__Your instructions__
Leave out the pictures and set down exactly the lines from the start of the listing through the one with "const envelope = ENVELOPE_X.map((x, i)", both included.

__Recorded data__

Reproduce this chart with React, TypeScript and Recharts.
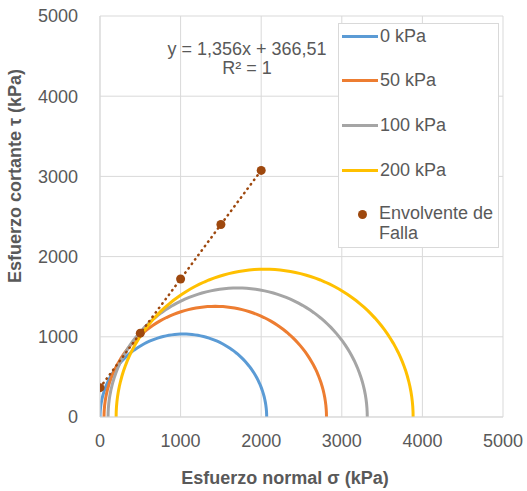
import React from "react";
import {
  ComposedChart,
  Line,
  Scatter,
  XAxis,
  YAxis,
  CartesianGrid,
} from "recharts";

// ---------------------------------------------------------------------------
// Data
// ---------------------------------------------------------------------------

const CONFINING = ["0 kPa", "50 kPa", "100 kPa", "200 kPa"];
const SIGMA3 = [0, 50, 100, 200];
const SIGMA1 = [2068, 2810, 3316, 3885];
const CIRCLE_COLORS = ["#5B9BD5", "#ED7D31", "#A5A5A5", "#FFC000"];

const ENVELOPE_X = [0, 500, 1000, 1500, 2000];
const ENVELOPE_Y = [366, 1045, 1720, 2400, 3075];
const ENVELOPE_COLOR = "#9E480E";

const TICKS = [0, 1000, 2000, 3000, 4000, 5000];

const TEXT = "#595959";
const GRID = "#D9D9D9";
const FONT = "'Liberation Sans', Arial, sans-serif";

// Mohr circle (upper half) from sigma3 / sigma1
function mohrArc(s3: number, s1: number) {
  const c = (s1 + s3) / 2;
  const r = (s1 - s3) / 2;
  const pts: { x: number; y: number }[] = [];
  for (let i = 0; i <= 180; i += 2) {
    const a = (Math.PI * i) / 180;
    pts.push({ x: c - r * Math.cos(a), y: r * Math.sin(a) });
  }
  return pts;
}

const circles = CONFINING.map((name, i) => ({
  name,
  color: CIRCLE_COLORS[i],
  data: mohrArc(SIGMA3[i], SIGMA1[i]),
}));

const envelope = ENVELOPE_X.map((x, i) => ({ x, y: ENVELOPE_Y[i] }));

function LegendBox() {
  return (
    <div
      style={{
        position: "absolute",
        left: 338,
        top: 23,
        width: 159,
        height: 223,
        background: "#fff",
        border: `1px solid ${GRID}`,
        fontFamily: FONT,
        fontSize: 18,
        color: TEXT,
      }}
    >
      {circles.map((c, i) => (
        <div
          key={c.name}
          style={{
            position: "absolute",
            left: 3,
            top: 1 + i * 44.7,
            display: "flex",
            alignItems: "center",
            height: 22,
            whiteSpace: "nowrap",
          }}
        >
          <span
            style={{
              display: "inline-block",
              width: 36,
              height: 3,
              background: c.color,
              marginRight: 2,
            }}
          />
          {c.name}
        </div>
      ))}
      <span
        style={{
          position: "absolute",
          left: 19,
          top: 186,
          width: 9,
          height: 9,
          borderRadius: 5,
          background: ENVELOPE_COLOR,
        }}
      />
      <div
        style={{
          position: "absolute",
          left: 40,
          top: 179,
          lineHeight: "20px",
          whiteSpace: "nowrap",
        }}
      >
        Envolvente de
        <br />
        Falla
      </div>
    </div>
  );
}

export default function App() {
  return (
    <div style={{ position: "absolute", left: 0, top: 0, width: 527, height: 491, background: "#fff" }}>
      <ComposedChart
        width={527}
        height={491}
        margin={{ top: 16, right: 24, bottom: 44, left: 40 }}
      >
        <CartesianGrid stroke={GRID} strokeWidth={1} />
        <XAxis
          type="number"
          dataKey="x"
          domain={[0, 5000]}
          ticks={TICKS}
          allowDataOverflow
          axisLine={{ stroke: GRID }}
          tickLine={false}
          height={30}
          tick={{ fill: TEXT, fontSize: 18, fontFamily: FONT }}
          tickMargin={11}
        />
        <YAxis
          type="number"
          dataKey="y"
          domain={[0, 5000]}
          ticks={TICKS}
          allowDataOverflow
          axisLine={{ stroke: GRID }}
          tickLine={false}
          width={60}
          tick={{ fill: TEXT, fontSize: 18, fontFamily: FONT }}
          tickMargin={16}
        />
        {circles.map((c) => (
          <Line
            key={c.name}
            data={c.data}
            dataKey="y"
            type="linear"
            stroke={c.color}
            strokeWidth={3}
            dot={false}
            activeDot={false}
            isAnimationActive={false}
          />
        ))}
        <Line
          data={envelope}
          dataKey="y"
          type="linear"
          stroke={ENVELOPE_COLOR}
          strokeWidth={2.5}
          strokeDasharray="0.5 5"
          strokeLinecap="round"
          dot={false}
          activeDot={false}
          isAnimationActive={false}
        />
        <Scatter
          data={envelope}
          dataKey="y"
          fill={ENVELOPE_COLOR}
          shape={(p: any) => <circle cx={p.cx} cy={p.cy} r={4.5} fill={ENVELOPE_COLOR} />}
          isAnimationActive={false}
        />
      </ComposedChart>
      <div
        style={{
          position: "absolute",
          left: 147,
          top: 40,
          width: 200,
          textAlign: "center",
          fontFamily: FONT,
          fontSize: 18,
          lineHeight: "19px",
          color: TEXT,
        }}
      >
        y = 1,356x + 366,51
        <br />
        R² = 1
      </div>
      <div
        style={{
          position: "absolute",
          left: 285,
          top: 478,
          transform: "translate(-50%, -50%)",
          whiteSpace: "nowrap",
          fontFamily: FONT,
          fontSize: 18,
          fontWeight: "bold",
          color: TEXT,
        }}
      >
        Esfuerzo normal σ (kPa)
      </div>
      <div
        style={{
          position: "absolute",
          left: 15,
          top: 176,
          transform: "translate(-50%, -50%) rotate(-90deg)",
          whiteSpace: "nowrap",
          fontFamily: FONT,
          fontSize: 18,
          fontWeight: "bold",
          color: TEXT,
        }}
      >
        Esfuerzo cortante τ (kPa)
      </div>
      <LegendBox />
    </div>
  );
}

__The solution__
Reproduce this chart with React, TypeScript and Recharts.
import React from "react";
import {
  ComposedChart,
  Line,
  Scatter,
  XAxis,
  YAxis,
  CartesianGrid,
} from "recharts";

// ---------------------------------------------------------------------------
// Data
// ---------------------------------------------------------------------------

const CONFINING = ["0 kPa", "50 kPa", "100 kPa", "200 kPa"];
const SIGMA3 = [0, 50, 100, 200];
const SIGMA1 = [2068, 2810, 3316, 3885];
const CIRCLE_COLORS = ["#5B9BD5", "#ED7D31", "#A5A5A5", "#FFC000"];

const ENVELOPE_X = [0, 500, 1000, 1500, 2000];
const ENVELOPE_Y = [366, 1045, 1720, 2400, 3075];
const ENVELOPE_COLOR = "#9E480E";

const TICKS = [0, 1000, 2000, 3000, 4000, 5000];

const TEXT = "#595959";
const GRID = "#D9D9D9";
const FONT = "'Liberation Sans', Arial, sans-serif";

// Mohr circle (upper half) from sigma3 / sigma1
function mohrArc(s3: number, s1: number) {
  const c = (s1 + s3) / 2;
  const r = (s1 - s3) / 2;
  const pts: { x: number; y: number }[] = [];
  for (let i = 0; i <= 180; i += 2) {
    const a = (Math.PI * i) / 180;
    pts.push({ x: c - r * Math.cos(a), y: r * Math.sin(a) });
  }
  return pts;
}

const circles = CONFINING.map((name, i) => ({
  name,
  color: CIRCLE_COLORS[i],
  data: mohrArc(SIGMA3[i], SIGMA1[i]),
}));

const envelope = ENVELOPE_X.map((x, i) => ({ x, y: ENVELOPE_Y[i] }));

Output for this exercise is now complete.